Mereka tega memanfaatkan derita tetangga, orangtua, dan saudara demi memperkaya diri.
"Waktu itu calo-calo diperlakukan istimewa oleh Lapindo," kata Harwati.
Keistimewaan lain, pembayaran ganti rugi aset para calo ini langsung dilunasi. Perlakuan itulah yang menggoda Harwati. Dia pun akhirnya berhenti jadi calo setelah rumah orangtuanya dilunasi dan mereka bisa membeli tanah di Desa Candi Pari, Porong.
"Lebih baik kerja ngojek, uangnya berkah dimakan anak saya, meski hasilnya pas-pasan, paling banyak Rp 1,2 juta per bulan," ujar perempuan yang akhirnya memilih berjuang bersama korban lumpur tersebut.
Bencana selalu mengakibatkan perubahan sosial di masyarakat. Namun, bencana akibat lupa memasang casing atau selubung bor saat mengebor di sumur Banjar Panji 1 milik Lapindo Brantas Inc itu menyebabkan perubahan sosial yang luar biasa.
Krisis identitas
Semburan Lumpur Lapindo 29 Mei 2006 volume 100.000-150.000 meter kubik per hari atau 12.500 truk tangki per hari.
Data BPLS volume sekarang 30.000–50.000 meter kubik per hari. Pusat semburan 150-200 meter dari sumur pengeboran BJP 1, Kecamatan Porong.

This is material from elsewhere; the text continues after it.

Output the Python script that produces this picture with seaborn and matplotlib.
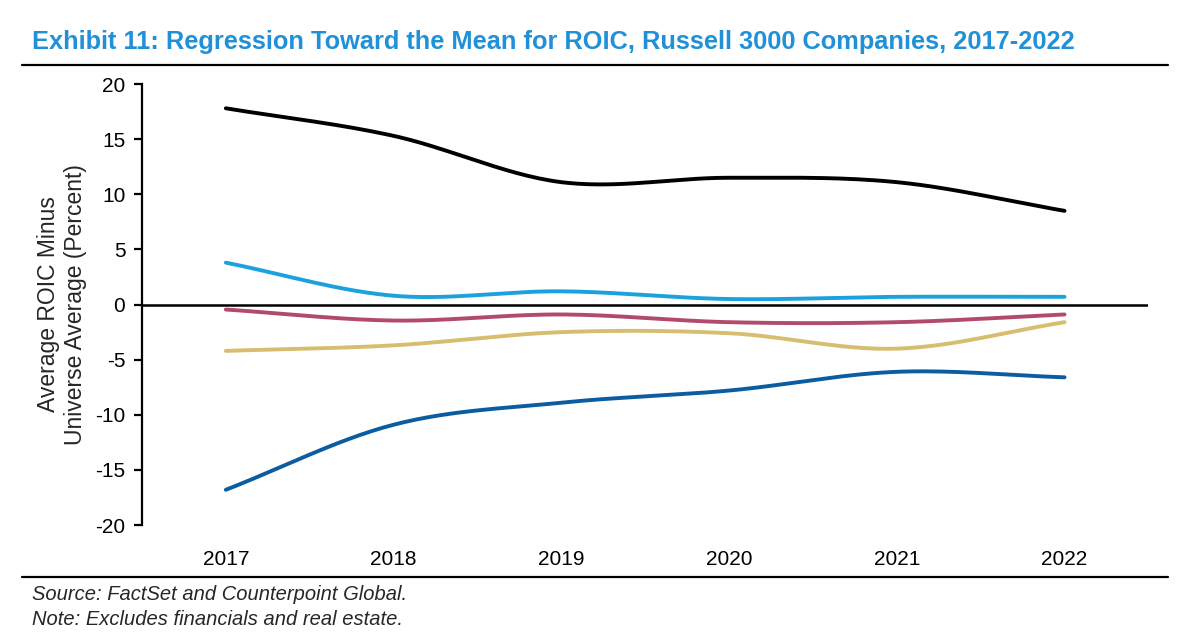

Total korban lumpur di dalam peta (yang rumahnya sudah terkubur) dan di luar peta (yang belum terkubur) sebanyak 90.000 jiwa. Mereka berasal dari 19 desa terdampak yang ada di Kecamatan Tanggulangin, Kecamatan Jabon, dan Kecamatan Porong. Puluhan ribu jiwa itu mengalami krisis identitas kependudukan sebab mereka hanya memegang KTP lama yang mandul untuk mengakses pelayanan sosial, kesehatan, dan pendidikan.